UT’s minimum pay is currently $8.50 an hour for regular full- and part-time employees. The increases will impact approximately 223 current employees across the UT system; 171 Knoxville campus employees and eighteen employees from the Institute of Agriculture will benefit. Student workers are not included in the minimum pay increases.

The increase was recommended by the university’s Compensation Advisory Board, which was created in 2010 to help create a strategic compensation plan that ensures sustainable growth and competitive advantage. Learn more about the Compensation Advisory Board on the Human Resources website.

All eligible Knoxville campus employees have had across-the-board increases and the opportunity to receive merit/market pool increases for three years in a row. Knoxville faculty and staff will be eligible for additional salary adjustments in January for merit, market, or equity.

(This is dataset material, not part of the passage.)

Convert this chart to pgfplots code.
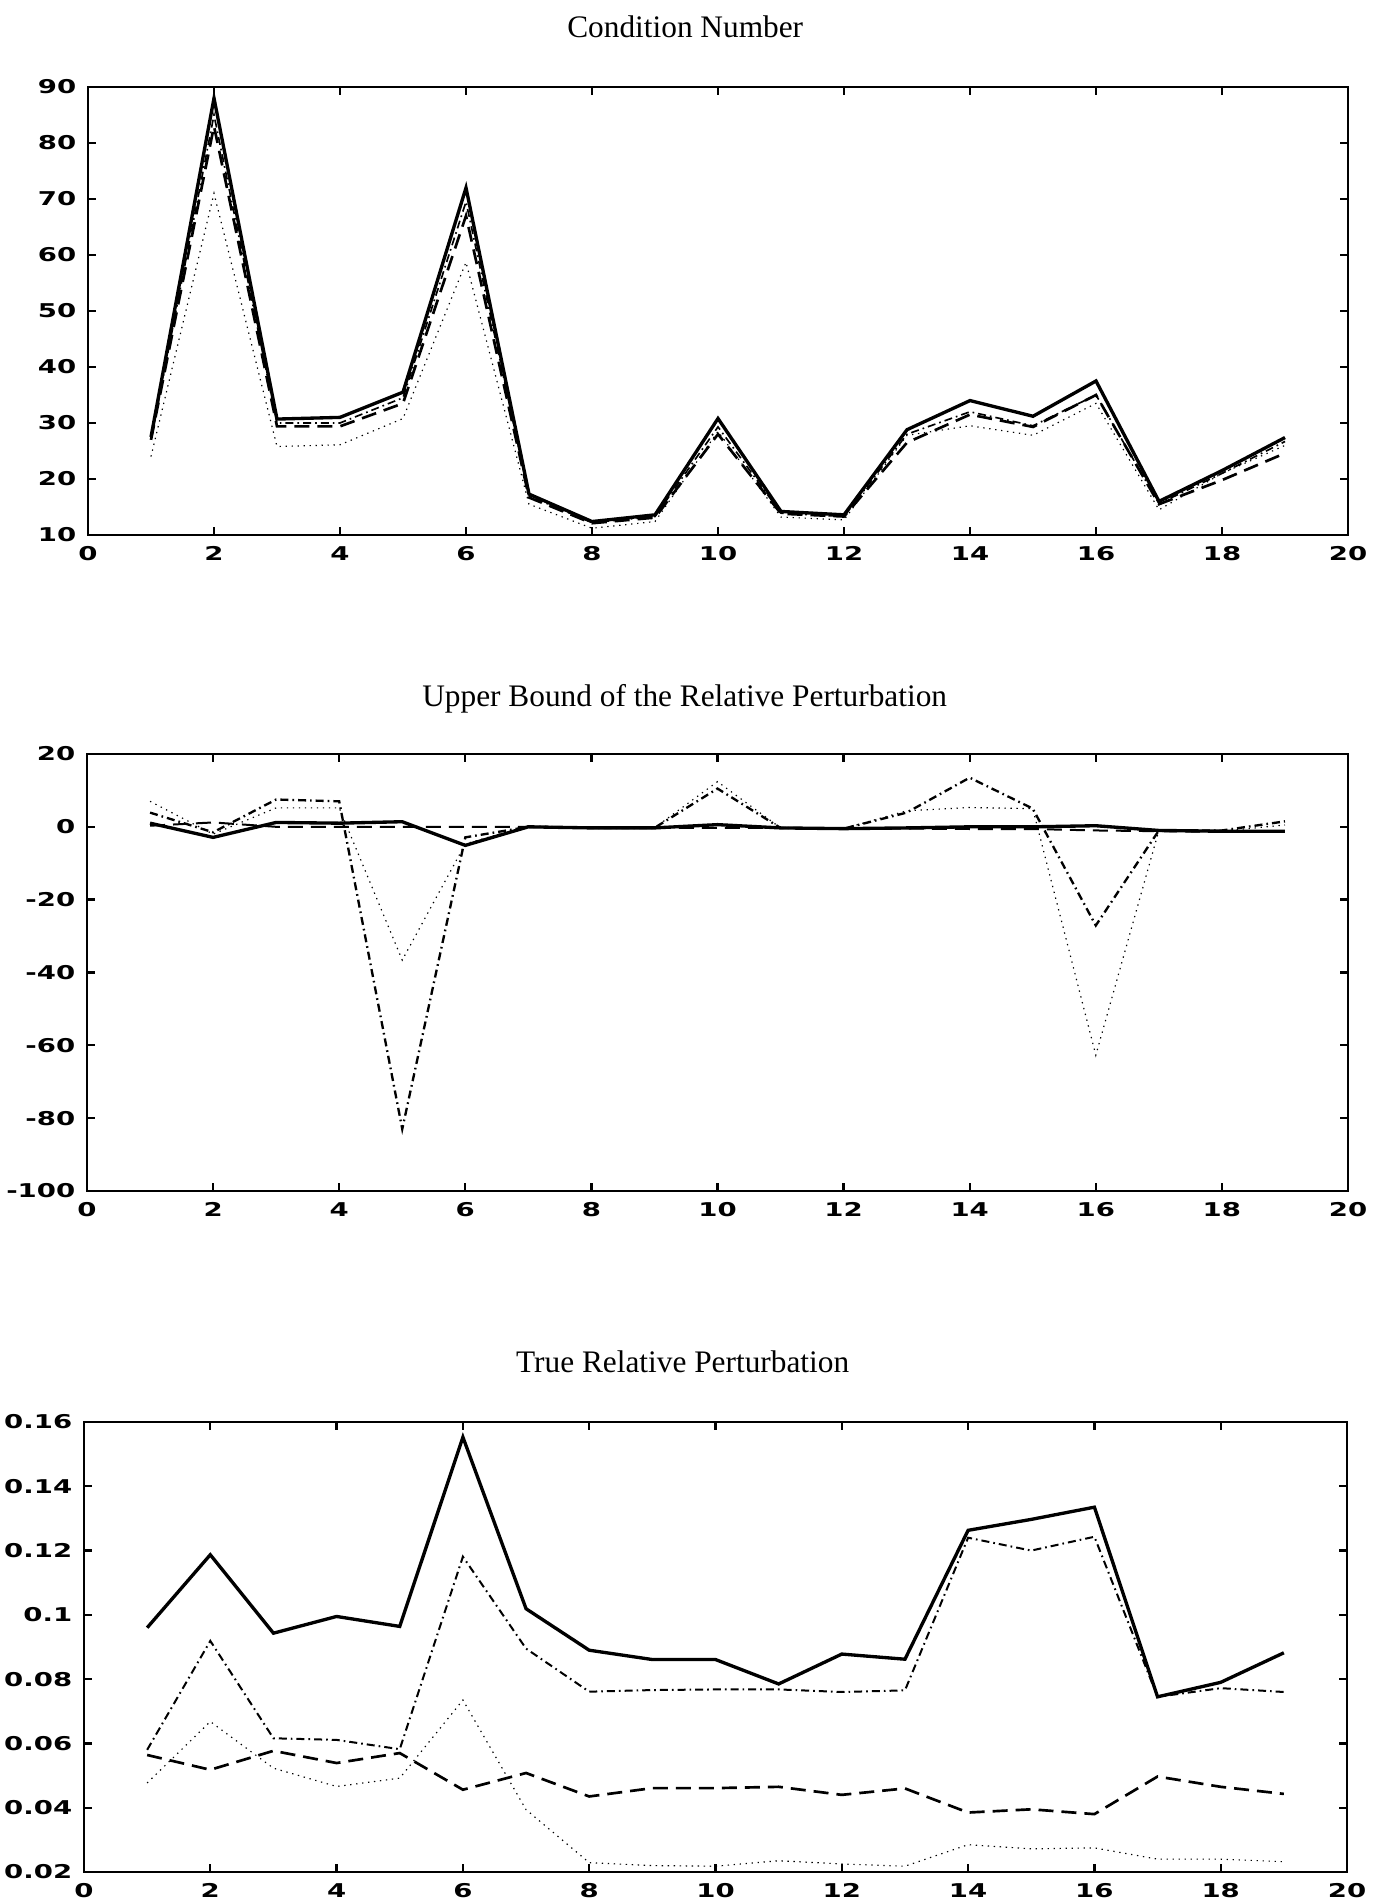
\documentclass[border=0pt]{standalone}
\usepackage{fontspec}
\setmainfont{Liberation Serif}
\newfontfamily\tickfont{DejaVu Sans}[FakeStretch=1.45]
\usepackage{pgfplots}
\usepackage{pgfplotstable}
\pgfplotsset{compat=1.18}

% columns: solid, dash-dot, dashed, dotted
\pgfplotstableread{
x  s     dd    da    dt
1  27.5  27.0  27.0  24.0
2  88.0  85.0  83.0  71.0
3  30.7  30.0  29.4  25.8
4  31.0  30.0  29.4  26.1
5  35.5  34.5  33.5  30.8
6  72.0  69.5  67.0  58.7
7  17.3  17.0  16.7  15.5
8  12.4  12.2  12.1  11.2
9  13.6  13.3  13.1  12.4
10 30.8  29.3  28.0  28.5
11 14.2  13.9  13.8  13.2
12 13.6  13.3  13.3  12.7
13 28.8  28.0  26.5  27.8
14 34.0  32.0  31.5  29.5
15 31.2  29.5  29.3  27.8
16 37.5  35.0  35.0  33.5
17 16.0  15.6  15.5  14.5
18 21.5  21.0  19.8  21.0
19 27.4  26.7  24.6  26.0
}\condnum

\pgfplotstableread{
x  s     dd     da    dt
1  1.0   3.9    0.3   7.0
2  -2.9  -1.5   1.2   -2.0
3  1.2   7.5    0.0   5.2
4  1.0   7.0    0.0   5.2
5  1.4   -83.0  0.0   -36.6
6  -5.1  -2.9   0.0   -4.7
7  0.0   0.0    0.0   0.3
8  -0.3  -0.3   -0.3  -0.3
9  -0.3  -0.3   -0.3  -0.3
10 0.6   10.5   -0.3  12.4
11 -0.3  -0.3   -0.3  -0.3
12 -0.5  -0.5   -0.5  -0.5
13 -0.3  3.9    -0.5  4.4
14 0.0   13.5   -0.6  5.3
15 0.0   5.0    -0.6  5.0
16 0.3   -27.1  -1.0  -62.7
17 -1.0  -1.0   -1.2  -1.0
18 -1.2  -1.0   -1.4  -1.2
19 -1.2  1.5    -1.4  0.5
}\upperbound

\pgfplotstableread{
x  s       dd      da      dt
1  0.0960  0.0580  0.0564  0.0477
2  0.1187  0.0919  0.0518  0.0668
3  0.0943  0.0616  0.0577  0.0523
4  0.0995  0.0611  0.0539  0.0466
5  0.0964  0.0582  0.0570  0.0492
6  0.1553  0.1181  0.0456  0.0735
7  0.1019  0.0895  0.0508  0.0394
8  0.0890  0.0761  0.0435  0.0229
9  0.0861  0.0766  0.0461  0.0220
10 0.0861  0.0768  0.0461  0.0218
11 0.0785  0.0768  0.0465  0.0235
12 0.0878  0.0760  0.0440  0.0225
13 0.0862  0.0765  0.0460  0.0218
14 0.1263  0.1240  0.0385  0.0285
15 0.1297  0.1200  0.0395  0.0272
16 0.1335  0.1243  0.0380  0.0275
17 0.0745  0.0745  0.0497  0.0240
18 0.0790  0.0772  0.0465  0.0240
19 0.0882  0.0760  0.0443  0.0232
}\truepert

\pgfplotsset{
  panel/.style={
    scale only axis,
    anchor=south west,
    xmin=0, xmax=20, xtick={0,2,...,20},
    axis line style={line width=0.8pt},
    major tick length=2.5pt,
    tick style={line width=0.7pt, black},
    tick label style={font=\tickfont\bfseries\fontsize{5.7}{6}\selectfont},
    /pgf/number format/assume math mode=true,
    title style={font=\fontsize{9.4}{11}\selectfont, anchor=center, at={(0.474,1)}},
  },
  solidln/.style={black, line width=1pt},
  dashedln/.style={black, line width=0.8pt, dash pattern=on 4.5pt off 2.4pt},
  dashdotln/.style={black, line width=0.5pt, dash pattern=on 2.4pt off 1.2pt on 0.5pt off 1.2pt},
  dottedln/.style={black, line width=0.35pt, dash pattern=on 0.4pt off 1.4pt},
}

\begin{document}
\begin{tikzpicture}
\path[use as bounding box] (0,0) rectangle (415.8pt,570pt);

% Condition number
\begin{axis}[panel, at={(26.4pt,409.5pt)}, width=378pt, height=134.4pt,
  ymin=10, ymax=90, ytick={10,20,...,90},
  title={Condition Number}, title style={yshift=12pt}]
  \addplot[dottedln]  table[y=dt] {\condnum};
  \addplot[dashdotln] table[y=dd] {\condnum};
  \addplot[dashedln]  table[y=da] {\condnum};
  \addplot[solidln]   table[y=s]  {\condnum};
\end{axis}

% Upper bound of the relative perturbation
\begin{axis}[panel, at={(26.1pt,212.7pt)}, width=378.3pt, height=131.1pt,
  ymin=-100, ymax=20, ytick={-100,-80,...,20},
  title={Upper Bound of the Relative Perturbation}, title style={yshift=10.5pt}]
  \addplot[dottedln]  table[y=dt] {\upperbound};
  \addplot[dashdotln, line width=0.7pt] table[y=dd] {\upperbound};
  \addplot[dashedln, line width=0.6pt]  table[y=da] {\upperbound};
  \addplot[solidln]   table[y=s]  {\upperbound};
\end{axis}

% True relative perturbation
\begin{axis}[panel, at={(25.2pt,8.4pt)}, width=378.9pt, height=135pt,
  ymin=0.02, ymax=0.16, ytick={0.02,0.04,...,0.16},
  scaled y ticks=false,
  yticklabel style={/pgf/number format/fixed, /pgf/number format/precision=2},
  title={True Relative Perturbation}, title style={yshift=12pt}]
  \addplot[dottedln]  table[y=dt] {\truepert};
  \addplot[dashdotln, line width=0.6pt] table[y=dd] {\truepert};
  \addplot[dashedln]  table[y=da] {\truepert};
  \addplot[solidln]   table[y=s]  {\truepert};
\end{axis}
\end{tikzpicture}
\end{document}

The adjustments are part of Chancellor Jimmy G. Cheek’s efforts to bring UT Knoxville employees’ salaries in line with the market median salaries of those in similar industry jobs across the country. A 2011 compensation and benefits market assessment revealed that the average salaries of Knoxville faculty and staff were slightly below market medians. The campus has since allocated $25 million for employee salary and benefit adjustments to bring compensation closer to market medians.

“We’re committed as a university system to offering competitive compensation to our diverse and dedicated workforce,” said President Joe DiPietro. “With the help of our Compensation Advisory Board, we’re making steady progress toward our compensation goals, especially those affecting positions at the lower pay grades, despite limited resources.”